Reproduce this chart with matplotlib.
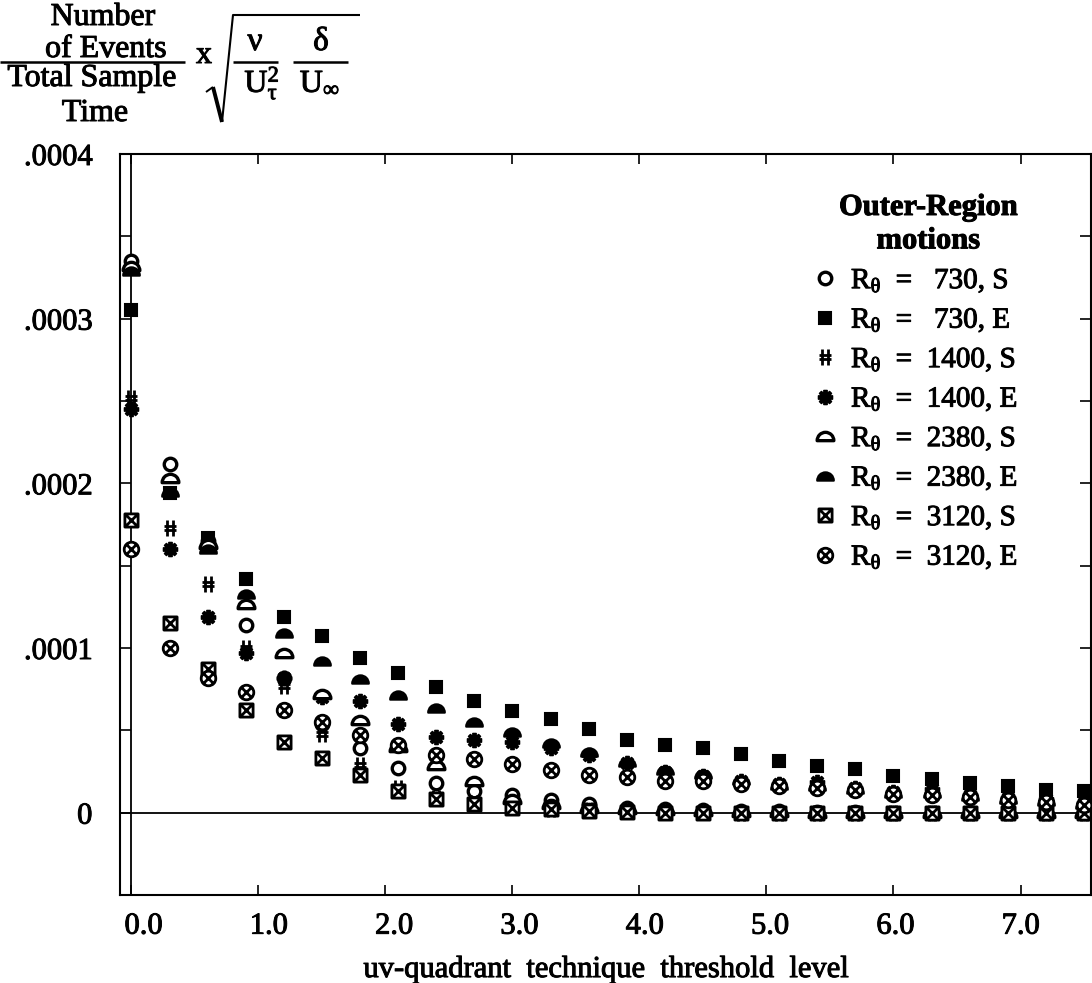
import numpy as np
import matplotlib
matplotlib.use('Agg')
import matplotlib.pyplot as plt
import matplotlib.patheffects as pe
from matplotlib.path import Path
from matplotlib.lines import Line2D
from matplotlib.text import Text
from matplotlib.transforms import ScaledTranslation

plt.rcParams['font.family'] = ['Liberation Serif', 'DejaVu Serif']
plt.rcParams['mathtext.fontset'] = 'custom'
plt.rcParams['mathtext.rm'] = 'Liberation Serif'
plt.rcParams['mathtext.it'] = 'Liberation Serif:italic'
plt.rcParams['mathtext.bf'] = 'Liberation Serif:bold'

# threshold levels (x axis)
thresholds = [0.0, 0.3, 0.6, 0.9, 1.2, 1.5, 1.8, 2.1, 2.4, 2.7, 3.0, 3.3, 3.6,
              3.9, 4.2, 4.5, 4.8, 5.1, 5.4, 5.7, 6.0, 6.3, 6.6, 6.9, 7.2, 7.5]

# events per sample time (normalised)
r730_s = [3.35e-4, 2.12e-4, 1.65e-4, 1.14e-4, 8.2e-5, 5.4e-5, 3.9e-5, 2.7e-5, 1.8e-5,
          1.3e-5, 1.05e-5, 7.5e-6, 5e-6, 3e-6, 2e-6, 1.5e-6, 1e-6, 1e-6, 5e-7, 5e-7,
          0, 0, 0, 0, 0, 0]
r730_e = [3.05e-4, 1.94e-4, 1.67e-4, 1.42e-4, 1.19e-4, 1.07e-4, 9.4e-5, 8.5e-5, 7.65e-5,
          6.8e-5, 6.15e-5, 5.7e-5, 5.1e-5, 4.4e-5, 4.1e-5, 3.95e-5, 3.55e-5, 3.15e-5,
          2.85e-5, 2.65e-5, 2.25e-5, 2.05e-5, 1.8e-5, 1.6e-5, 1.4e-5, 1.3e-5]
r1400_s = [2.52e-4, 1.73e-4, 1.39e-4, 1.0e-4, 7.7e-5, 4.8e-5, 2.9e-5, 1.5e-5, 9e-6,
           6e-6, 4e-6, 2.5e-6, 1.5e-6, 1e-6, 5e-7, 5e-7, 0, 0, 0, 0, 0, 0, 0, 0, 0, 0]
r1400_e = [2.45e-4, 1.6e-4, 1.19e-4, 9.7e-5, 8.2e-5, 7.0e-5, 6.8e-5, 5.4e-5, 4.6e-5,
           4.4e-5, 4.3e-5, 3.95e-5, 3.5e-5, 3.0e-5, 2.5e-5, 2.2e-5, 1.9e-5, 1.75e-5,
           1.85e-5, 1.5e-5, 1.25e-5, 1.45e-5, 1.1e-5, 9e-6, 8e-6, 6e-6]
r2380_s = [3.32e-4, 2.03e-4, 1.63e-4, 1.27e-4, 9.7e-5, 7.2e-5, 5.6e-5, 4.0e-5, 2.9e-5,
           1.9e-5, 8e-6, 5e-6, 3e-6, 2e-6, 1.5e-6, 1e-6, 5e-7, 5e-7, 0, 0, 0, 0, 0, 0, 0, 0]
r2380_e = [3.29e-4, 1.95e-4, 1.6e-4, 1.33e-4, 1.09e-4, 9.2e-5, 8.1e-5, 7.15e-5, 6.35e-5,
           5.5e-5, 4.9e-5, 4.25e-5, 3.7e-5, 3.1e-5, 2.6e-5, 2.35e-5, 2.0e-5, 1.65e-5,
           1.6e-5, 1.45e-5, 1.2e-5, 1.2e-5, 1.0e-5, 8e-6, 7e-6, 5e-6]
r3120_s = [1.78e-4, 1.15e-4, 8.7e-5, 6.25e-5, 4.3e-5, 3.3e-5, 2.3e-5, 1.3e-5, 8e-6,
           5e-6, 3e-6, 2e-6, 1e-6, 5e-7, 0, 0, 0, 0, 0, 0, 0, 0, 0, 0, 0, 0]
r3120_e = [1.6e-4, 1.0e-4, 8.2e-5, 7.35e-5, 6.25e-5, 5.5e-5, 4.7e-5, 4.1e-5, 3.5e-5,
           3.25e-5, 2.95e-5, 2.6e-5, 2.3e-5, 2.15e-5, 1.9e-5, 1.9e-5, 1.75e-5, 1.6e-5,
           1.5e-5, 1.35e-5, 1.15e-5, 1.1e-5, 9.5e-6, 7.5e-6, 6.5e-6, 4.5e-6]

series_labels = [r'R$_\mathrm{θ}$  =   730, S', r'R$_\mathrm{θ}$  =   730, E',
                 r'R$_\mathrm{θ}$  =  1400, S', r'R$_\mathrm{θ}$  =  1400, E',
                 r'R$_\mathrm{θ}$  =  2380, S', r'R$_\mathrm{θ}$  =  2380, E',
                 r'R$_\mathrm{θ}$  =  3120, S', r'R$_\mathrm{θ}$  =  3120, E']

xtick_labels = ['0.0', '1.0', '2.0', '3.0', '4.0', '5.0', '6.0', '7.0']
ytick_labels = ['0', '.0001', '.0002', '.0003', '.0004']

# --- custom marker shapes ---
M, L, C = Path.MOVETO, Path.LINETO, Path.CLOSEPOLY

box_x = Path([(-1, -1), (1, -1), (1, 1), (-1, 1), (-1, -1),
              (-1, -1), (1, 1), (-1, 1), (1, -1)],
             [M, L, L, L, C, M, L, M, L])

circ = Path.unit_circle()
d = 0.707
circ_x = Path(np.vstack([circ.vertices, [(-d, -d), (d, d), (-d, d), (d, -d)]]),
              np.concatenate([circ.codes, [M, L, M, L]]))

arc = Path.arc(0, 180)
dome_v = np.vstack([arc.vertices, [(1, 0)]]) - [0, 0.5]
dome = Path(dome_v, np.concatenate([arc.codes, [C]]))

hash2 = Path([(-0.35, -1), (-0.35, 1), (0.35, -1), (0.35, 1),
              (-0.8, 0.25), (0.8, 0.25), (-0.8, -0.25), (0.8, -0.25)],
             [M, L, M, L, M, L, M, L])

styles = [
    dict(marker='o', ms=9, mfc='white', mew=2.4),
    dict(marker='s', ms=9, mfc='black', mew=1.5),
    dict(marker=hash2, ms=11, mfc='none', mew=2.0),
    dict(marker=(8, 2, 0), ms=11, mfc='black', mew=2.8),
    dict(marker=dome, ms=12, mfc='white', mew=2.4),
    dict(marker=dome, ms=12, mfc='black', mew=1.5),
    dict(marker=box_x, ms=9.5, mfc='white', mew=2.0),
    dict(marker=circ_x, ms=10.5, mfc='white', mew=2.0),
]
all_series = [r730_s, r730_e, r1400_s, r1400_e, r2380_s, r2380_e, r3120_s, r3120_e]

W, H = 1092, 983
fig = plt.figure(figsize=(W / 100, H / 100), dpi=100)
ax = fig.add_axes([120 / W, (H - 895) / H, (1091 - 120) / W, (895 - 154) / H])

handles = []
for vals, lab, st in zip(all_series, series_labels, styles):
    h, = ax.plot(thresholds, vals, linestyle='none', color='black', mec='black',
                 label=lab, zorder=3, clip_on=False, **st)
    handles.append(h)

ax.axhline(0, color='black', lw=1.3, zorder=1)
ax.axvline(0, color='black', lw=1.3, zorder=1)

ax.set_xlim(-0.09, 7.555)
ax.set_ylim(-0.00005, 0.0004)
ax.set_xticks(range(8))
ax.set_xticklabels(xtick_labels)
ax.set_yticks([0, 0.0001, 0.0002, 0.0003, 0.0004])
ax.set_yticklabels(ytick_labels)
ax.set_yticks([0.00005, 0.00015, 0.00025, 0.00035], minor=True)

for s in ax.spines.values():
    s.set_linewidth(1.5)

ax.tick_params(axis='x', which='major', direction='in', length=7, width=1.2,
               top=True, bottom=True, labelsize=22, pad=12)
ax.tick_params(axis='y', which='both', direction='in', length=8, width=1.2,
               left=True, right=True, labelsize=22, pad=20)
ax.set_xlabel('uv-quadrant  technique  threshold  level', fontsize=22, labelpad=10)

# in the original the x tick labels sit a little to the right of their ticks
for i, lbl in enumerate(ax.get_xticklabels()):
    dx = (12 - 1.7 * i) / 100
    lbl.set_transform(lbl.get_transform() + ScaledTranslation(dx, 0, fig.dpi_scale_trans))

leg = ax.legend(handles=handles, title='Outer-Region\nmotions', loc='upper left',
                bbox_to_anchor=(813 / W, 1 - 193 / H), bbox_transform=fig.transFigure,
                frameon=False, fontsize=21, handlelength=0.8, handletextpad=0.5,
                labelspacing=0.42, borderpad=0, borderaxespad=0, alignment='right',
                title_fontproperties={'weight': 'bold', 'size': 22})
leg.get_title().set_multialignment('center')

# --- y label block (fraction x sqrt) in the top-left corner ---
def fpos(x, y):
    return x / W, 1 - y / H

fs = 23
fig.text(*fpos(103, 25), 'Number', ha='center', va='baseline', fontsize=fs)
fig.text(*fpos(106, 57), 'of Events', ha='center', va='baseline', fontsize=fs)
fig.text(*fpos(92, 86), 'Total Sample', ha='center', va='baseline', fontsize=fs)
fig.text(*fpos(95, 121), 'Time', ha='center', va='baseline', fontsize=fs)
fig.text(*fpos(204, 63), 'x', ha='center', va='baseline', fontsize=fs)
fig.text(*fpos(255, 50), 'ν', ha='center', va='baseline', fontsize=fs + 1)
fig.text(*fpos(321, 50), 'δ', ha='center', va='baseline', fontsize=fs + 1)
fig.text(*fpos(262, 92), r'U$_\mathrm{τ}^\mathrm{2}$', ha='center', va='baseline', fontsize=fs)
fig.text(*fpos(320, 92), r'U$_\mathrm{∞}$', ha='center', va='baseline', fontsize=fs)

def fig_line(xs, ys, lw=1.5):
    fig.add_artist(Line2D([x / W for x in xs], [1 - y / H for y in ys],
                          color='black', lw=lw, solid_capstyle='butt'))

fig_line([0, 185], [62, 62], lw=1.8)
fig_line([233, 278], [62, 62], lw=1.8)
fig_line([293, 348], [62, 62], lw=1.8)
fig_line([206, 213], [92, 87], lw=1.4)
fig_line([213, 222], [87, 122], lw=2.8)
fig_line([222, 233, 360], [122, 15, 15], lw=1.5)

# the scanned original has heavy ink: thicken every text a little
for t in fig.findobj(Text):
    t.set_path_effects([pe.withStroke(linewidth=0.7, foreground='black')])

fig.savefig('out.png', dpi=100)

_____

-- EXERCISE TASK --
Give again, word for word, every line from the top of the data above to the line holding "6.9, 7.2, 7.5]", inclusive, with the pictures left out.

-- EXPECTED ANSWER --
Reproduce this chart with matplotlib.
import numpy as np
import matplotlib
matplotlib.use('Agg')
import matplotlib.pyplot as plt
import matplotlib.patheffects as pe
from matplotlib.path import Path
from matplotlib.lines import Line2D
from matplotlib.text import Text
from matplotlib.transforms import ScaledTranslation

plt.rcParams['font.family'] = ['Liberation Serif', 'DejaVu Serif']
plt.rcParams['mathtext.fontset'] = 'custom'
plt.rcParams['mathtext.rm'] = 'Liberation Serif'
plt.rcParams['mathtext.it'] = 'Liberation Serif:italic'
plt.rcParams['mathtext.bf'] = 'Liberation Serif:bold'

# threshold levels (x axis)
thresholds = [0.0, 0.3, 0.6, 0.9, 1.2, 1.5, 1.8, 2.1, 2.4, 2.7, 3.0, 3.3, 3.6,
              3.9, 4.2, 4.5, 4.8, 5.1, 5.4, 5.7, 6.0, 6.3, 6.6, 6.9, 7.2, 7.5]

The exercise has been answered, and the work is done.